*EXERCISE GOAL:* Repeat what the lines below say, word for word, and skip every image.

*GIVEN INFORMATION:*
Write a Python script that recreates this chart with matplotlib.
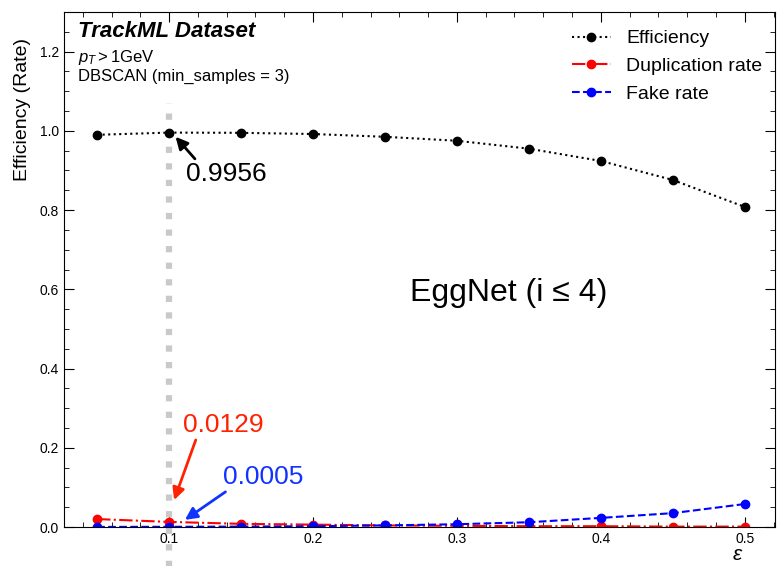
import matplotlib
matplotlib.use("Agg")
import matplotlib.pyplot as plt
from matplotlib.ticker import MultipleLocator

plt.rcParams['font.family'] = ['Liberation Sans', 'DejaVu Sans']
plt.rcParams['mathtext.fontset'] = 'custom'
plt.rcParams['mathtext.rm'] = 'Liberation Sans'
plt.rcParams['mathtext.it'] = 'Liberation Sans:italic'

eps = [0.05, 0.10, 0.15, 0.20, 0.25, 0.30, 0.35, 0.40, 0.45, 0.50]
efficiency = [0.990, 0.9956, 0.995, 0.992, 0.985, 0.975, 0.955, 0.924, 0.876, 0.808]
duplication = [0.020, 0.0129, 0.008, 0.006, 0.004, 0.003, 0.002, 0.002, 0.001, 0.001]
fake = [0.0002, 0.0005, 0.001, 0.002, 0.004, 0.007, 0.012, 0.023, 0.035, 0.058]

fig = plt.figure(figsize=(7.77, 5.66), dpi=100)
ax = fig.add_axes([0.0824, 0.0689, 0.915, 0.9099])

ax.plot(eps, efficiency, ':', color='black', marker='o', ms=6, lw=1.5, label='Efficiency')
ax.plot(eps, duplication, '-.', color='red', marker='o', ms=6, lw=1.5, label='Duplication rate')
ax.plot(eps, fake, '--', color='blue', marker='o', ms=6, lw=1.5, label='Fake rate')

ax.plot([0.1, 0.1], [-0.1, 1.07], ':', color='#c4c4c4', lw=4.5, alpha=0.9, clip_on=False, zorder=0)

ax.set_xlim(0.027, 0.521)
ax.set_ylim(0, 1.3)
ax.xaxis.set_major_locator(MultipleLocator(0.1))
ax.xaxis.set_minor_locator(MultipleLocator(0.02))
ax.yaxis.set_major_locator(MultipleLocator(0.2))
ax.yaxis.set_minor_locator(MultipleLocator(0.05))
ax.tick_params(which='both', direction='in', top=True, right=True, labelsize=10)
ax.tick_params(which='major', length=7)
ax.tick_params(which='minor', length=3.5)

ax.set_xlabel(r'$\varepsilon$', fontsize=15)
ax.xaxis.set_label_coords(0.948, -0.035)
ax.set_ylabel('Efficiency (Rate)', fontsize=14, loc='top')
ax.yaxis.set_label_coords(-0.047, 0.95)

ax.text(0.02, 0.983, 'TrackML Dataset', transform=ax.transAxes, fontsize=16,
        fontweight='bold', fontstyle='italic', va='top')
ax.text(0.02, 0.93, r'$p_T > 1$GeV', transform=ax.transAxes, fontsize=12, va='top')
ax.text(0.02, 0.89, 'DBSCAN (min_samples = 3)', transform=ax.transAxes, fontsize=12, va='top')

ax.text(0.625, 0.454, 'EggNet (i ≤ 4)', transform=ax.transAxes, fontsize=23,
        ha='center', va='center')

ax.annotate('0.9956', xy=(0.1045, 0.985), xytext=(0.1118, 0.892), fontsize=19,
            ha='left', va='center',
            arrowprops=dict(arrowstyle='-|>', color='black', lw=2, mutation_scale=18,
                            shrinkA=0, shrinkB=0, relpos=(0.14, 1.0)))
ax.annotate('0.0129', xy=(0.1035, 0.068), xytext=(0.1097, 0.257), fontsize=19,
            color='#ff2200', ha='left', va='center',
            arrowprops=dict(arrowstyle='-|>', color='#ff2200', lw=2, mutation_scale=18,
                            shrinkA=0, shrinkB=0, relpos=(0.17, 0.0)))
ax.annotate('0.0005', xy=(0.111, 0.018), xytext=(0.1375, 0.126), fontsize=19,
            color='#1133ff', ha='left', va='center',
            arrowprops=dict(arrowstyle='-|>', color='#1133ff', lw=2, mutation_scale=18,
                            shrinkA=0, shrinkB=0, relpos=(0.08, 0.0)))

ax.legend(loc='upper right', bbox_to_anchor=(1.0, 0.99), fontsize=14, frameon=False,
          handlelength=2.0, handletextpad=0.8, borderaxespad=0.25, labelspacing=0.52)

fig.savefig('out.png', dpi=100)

*WORKED SOLUTION:*
Write a Python script that recreates this chart with matplotlib.
import matplotlib
matplotlib.use("Agg")
import matplotlib.pyplot as plt
from matplotlib.ticker import MultipleLocator

plt.rcParams['font.family'] = ['Liberation Sans', 'DejaVu Sans']
plt.rcParams['mathtext.fontset'] = 'custom'
plt.rcParams['mathtext.rm'] = 'Liberation Sans'
plt.rcParams['mathtext.it'] = 'Liberation Sans:italic'

eps = [0.05, 0.10, 0.15, 0.20, 0.25, 0.30, 0.35, 0.40, 0.45, 0.50]
efficiency = [0.990, 0.9956, 0.995, 0.992, 0.985, 0.975, 0.955, 0.924, 0.876, 0.808]
duplication = [0.020, 0.0129, 0.008, 0.006, 0.004, 0.003, 0.002, 0.002, 0.001, 0.001]
fake = [0.0002, 0.0005, 0.001, 0.002, 0.004, 0.007, 0.012, 0.023, 0.035, 0.058]

fig = plt.figure(figsize=(7.77, 5.66), dpi=100)
ax = fig.add_axes([0.0824, 0.0689, 0.915, 0.9099])

ax.plot(eps, efficiency, ':', color='black', marker='o', ms=6, lw=1.5, label='Efficiency')
ax.plot(eps, duplication, '-.', color='red', marker='o', ms=6, lw=1.5, label='Duplication rate')
ax.plot(eps, fake, '--', color='blue', marker='o', ms=6, lw=1.5, label='Fake rate')

ax.plot([0.1, 0.1], [-0.1, 1.07], ':', color='#c4c4c4', lw=4.5, alpha=0.9, clip_on=False, zorder=0)

ax.set_xlim(0.027, 0.521)
ax.set_ylim(0, 1.3)
ax.xaxis.set_major_locator(MultipleLocator(0.1))
ax.xaxis.set_minor_locator(MultipleLocator(0.02))
ax.yaxis.set_major_locator(MultipleLocator(0.2))
ax.yaxis.set_minor_locator(MultipleLocator(0.05))
ax.tick_params(which='both', direction='in', top=True, right=True, labelsize=10)
ax.tick_params(which='major', length=7)
ax.tick_params(which='minor', length=3.5)

ax.set_xlabel(r'$\varepsilon$', fontsize=15)
ax.xaxis.set_label_coords(0.948, -0.035)
ax.set_ylabel('Efficiency (Rate)', fontsize=14, loc='top')
ax.yaxis.set_label_coords(-0.047, 0.95)

ax.text(0.02, 0.983, 'TrackML Dataset', transform=ax.transAxes, fontsize=16,
        fontweight='bold', fontstyle='italic', va='top')
ax.text(0.02, 0.93, r'$p_T > 1$GeV', transform=ax.transAxes, fontsize=12, va='top')
ax.text(0.02, 0.89, 'DBSCAN (min_samples = 3)', transform=ax.transAxes, fontsize=12, va='top')

ax.text(0.625, 0.454, 'EggNet (i ≤ 4)', transform=ax.transAxes, fontsize=23,
        ha='center', va='center')

ax.annotate('0.9956', xy=(0.1045, 0.985), xytext=(0.1118, 0.892), fontsize=19,
            ha='left', va='center',
            arrowprops=dict(arrowstyle='-|>', color='black', lw=2, mutation_scale=18,
                            shrinkA=0, shrinkB=0, relpos=(0.14, 1.0)))
ax.annotate('0.0129', xy=(0.1035, 0.068), xytext=(0.1097, 0.257), fontsize=19,
            color='#ff2200', ha='left', va='center',
            arrowprops=dict(arrowstyle='-|>', color='#ff2200', lw=2, mutation_scale=18,
                            shrinkA=0, shrinkB=0, relpos=(0.17, 0.0)))
ax.annotate('0.0005', xy=(0.111, 0.018), xytext=(0.1375, 0.126), fontsize=19,
            color='#1133ff', ha='left', va='center',
            arrowprops=dict(arrowstyle='-|>', color='#1133ff', lw=2, mutation_scale=18,
                            shrinkA=0, shrinkB=0, relpos=(0.08, 0.0)))

ax.legend(loc='upper right', bbox_to_anchor=(1.0, 0.99), fontsize=14, frameon=False,
          handlelength=2.0, handletextpad=0.8, borderaxespad=0.25, labelspacing=0.52)

fig.savefig('out.png', dpi=100)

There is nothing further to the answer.